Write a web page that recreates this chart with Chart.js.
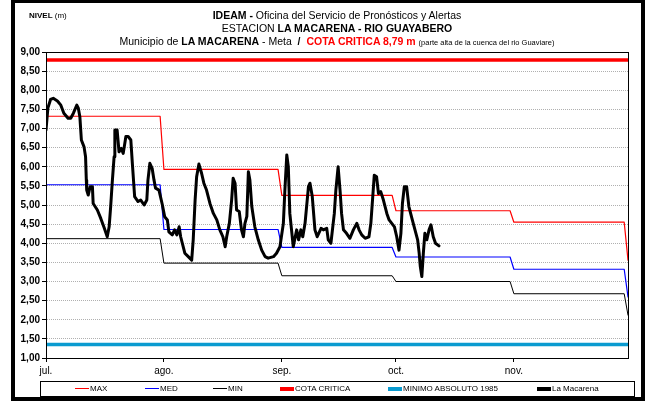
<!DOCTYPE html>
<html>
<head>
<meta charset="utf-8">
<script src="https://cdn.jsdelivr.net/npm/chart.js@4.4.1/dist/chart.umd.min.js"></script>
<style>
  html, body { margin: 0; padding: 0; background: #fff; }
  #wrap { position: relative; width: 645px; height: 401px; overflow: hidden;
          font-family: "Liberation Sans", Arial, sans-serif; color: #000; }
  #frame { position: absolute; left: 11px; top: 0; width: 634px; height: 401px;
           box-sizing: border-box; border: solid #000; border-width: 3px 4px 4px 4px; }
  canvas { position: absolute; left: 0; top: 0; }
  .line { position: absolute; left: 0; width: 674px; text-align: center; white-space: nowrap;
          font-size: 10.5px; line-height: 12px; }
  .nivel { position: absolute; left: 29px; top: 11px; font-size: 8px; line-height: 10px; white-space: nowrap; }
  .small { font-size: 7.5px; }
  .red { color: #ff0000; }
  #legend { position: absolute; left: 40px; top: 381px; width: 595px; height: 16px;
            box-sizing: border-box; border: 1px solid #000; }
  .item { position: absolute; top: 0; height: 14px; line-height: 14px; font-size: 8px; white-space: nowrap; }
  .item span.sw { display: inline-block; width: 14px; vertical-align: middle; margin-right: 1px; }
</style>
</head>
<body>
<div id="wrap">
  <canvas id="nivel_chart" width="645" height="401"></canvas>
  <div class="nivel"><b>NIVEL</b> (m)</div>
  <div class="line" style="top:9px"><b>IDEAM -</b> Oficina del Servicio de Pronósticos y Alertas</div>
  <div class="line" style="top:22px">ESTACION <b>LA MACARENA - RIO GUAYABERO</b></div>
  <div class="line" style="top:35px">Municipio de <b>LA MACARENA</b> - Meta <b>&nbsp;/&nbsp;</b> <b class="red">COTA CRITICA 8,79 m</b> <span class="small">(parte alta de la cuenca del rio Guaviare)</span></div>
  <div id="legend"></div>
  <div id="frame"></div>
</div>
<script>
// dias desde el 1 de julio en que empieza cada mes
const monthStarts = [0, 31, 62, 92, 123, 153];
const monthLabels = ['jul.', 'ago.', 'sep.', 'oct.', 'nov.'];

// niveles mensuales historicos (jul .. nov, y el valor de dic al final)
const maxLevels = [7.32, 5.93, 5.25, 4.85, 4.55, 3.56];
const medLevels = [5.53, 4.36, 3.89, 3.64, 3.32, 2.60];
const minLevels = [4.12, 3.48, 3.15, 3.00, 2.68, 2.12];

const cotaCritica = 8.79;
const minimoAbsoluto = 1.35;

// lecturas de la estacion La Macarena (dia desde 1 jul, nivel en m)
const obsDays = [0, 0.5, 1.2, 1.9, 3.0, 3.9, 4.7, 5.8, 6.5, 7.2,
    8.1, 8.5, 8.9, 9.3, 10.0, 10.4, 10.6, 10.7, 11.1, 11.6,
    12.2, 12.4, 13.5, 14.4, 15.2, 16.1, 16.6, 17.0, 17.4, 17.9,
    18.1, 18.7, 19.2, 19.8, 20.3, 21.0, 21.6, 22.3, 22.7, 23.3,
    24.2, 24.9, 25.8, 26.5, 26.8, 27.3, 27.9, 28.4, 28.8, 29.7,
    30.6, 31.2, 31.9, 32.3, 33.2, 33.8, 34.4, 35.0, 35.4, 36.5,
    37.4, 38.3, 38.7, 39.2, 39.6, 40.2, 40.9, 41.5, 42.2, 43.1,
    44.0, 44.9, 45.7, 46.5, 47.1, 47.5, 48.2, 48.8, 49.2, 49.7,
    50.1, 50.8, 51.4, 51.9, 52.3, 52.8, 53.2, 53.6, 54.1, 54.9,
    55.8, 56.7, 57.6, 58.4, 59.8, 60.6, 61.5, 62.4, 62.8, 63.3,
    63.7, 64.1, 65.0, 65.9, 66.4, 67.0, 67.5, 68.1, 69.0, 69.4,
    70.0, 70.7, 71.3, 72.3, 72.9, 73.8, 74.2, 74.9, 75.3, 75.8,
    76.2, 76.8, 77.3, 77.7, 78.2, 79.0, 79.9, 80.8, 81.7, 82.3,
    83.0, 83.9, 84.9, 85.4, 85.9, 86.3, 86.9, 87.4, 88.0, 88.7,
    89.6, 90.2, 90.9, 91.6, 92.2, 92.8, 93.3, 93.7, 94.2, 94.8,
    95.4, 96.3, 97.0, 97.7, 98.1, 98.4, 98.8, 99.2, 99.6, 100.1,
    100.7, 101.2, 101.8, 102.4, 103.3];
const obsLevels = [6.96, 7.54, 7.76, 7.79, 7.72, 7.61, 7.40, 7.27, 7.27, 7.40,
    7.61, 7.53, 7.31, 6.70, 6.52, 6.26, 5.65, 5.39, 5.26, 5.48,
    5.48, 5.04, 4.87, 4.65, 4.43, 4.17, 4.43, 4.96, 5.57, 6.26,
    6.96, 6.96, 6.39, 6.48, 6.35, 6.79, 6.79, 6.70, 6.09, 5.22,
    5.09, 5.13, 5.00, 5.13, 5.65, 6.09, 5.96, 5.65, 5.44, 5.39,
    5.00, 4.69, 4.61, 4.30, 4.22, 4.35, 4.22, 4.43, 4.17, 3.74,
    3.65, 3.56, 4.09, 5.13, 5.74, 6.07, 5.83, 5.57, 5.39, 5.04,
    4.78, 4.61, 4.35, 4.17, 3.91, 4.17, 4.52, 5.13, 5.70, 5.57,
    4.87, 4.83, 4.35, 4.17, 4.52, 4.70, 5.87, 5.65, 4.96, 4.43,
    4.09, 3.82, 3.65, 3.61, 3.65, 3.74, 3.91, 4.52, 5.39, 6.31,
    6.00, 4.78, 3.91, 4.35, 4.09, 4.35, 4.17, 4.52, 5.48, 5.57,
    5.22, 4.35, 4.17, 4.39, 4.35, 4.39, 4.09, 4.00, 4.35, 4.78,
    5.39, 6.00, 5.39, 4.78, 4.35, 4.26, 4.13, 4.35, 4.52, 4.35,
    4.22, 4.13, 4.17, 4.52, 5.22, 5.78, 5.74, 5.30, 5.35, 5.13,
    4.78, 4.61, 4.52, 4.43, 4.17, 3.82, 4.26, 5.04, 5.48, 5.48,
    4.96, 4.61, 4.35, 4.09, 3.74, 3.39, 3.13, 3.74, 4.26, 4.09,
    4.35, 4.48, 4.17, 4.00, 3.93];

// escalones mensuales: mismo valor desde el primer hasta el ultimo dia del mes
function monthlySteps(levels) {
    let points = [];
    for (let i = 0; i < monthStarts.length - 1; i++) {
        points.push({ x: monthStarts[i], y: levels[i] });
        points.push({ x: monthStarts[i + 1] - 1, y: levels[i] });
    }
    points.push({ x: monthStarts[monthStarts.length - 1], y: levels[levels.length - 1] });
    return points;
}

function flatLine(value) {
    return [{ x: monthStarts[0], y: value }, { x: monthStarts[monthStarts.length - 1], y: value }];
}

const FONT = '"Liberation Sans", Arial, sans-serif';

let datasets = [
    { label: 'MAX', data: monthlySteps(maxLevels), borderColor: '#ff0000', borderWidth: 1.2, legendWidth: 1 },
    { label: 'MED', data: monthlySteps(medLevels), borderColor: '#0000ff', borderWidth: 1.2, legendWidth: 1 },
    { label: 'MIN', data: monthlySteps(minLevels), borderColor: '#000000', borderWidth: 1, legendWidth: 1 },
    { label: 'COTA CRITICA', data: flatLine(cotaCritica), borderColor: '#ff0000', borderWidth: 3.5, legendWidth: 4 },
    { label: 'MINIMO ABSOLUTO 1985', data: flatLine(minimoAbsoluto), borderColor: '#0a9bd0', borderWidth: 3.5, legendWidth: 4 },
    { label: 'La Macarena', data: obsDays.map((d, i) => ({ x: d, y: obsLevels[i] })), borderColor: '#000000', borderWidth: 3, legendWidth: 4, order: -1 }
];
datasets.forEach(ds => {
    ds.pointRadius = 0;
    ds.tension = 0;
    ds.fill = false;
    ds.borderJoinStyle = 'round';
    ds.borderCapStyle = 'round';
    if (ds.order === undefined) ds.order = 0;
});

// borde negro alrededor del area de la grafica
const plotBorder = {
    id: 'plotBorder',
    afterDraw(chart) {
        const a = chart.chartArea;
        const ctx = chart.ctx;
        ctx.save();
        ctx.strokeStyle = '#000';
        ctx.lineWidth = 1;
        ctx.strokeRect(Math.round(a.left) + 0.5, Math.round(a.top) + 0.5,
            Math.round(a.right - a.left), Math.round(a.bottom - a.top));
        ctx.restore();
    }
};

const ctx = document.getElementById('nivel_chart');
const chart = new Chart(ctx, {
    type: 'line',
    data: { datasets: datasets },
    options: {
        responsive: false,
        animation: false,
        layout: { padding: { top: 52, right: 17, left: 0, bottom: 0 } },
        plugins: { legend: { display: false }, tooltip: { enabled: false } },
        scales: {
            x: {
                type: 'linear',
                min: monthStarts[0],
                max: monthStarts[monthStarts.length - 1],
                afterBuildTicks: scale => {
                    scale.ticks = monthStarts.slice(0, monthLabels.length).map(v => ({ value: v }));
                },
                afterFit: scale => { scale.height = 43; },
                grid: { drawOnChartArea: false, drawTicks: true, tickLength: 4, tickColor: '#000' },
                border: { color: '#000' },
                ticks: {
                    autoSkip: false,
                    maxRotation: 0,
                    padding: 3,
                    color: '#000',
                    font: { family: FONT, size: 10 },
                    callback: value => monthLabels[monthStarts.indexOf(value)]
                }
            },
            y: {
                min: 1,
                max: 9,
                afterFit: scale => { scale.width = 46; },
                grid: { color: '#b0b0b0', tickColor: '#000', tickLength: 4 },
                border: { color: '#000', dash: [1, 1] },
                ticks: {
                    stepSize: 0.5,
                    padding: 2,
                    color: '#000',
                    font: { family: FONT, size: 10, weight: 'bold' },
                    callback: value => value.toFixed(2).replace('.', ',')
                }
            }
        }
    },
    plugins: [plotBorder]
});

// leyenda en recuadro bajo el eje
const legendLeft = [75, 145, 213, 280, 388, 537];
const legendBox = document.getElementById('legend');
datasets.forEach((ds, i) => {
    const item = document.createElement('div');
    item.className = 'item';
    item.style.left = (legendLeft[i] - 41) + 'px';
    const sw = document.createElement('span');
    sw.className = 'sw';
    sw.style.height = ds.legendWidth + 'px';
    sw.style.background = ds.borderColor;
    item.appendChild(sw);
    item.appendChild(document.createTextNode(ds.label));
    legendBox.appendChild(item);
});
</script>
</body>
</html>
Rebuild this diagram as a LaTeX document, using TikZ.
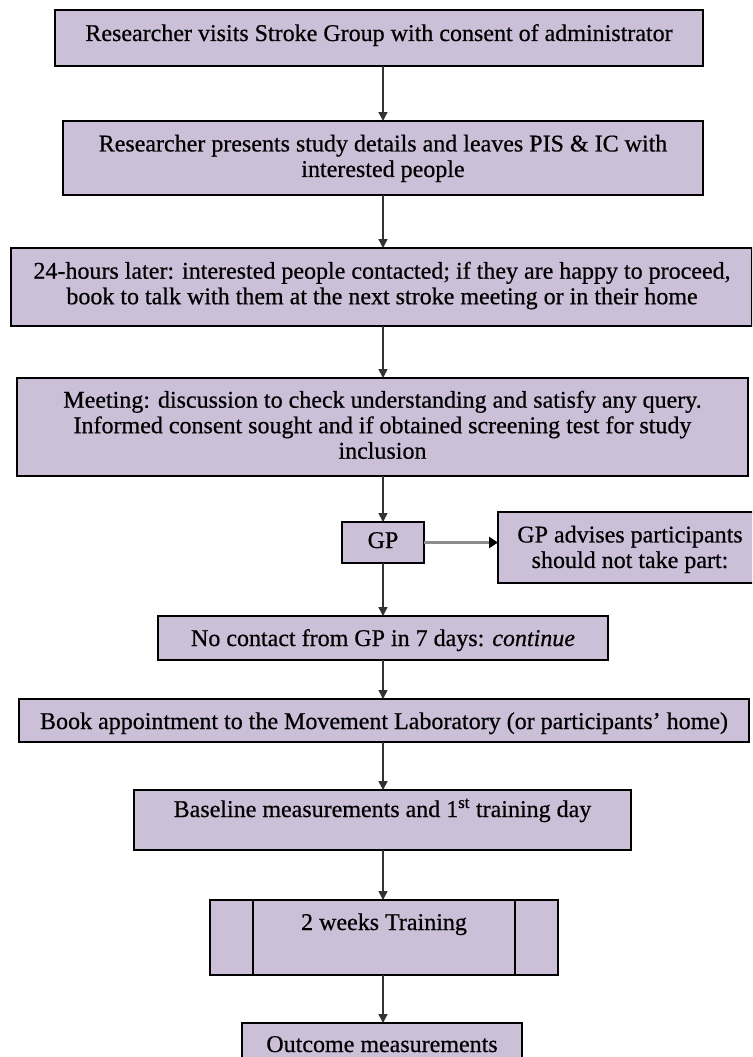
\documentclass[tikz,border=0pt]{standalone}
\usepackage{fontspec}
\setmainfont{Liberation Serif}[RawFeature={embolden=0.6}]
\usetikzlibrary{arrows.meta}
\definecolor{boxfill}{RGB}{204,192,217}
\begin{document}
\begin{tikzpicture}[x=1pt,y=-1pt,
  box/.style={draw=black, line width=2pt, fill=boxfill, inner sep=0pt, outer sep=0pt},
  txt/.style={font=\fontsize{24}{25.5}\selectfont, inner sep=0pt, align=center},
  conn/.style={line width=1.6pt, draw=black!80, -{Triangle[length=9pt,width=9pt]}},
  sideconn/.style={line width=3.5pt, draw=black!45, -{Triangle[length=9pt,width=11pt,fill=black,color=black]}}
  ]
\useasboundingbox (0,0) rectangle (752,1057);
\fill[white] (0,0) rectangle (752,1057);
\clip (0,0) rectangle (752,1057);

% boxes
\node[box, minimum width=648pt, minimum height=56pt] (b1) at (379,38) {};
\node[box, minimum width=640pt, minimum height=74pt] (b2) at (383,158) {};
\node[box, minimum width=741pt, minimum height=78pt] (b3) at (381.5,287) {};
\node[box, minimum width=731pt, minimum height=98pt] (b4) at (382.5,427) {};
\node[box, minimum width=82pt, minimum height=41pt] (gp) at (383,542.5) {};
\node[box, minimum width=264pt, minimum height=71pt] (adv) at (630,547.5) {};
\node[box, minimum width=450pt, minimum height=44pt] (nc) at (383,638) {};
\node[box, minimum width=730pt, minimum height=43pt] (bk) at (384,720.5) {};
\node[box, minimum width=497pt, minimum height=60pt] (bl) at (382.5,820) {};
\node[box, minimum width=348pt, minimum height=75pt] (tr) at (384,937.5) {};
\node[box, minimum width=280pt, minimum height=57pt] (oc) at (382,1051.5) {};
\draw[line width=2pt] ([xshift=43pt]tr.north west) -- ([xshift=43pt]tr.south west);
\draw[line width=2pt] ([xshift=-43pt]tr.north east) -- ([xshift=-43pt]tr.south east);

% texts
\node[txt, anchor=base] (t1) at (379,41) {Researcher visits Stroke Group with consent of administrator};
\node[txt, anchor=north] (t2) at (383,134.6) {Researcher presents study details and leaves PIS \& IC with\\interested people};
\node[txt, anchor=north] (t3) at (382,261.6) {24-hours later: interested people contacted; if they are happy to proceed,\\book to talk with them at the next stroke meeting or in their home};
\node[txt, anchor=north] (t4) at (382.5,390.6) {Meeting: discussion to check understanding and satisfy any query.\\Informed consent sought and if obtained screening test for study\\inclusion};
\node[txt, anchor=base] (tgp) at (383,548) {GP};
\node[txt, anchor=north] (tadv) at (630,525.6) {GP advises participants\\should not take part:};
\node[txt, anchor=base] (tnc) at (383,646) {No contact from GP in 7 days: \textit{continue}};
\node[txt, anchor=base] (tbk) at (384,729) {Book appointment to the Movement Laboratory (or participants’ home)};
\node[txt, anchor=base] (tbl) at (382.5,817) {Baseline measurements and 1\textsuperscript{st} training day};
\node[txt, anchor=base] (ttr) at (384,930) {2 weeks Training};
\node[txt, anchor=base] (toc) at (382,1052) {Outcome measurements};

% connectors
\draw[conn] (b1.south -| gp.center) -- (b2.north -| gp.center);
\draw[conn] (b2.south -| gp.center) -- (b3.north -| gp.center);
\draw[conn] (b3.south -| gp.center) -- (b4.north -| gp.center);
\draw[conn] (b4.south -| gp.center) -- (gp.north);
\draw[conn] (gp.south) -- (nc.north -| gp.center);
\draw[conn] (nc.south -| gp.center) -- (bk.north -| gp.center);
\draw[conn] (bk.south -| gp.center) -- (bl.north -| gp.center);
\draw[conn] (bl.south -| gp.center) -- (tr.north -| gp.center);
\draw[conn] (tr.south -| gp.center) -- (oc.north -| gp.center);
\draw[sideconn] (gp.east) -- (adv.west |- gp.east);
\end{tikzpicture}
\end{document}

● To be done
Count the lines of the listing above that include the word "this" and state the total with nothing else.

● Task solution
2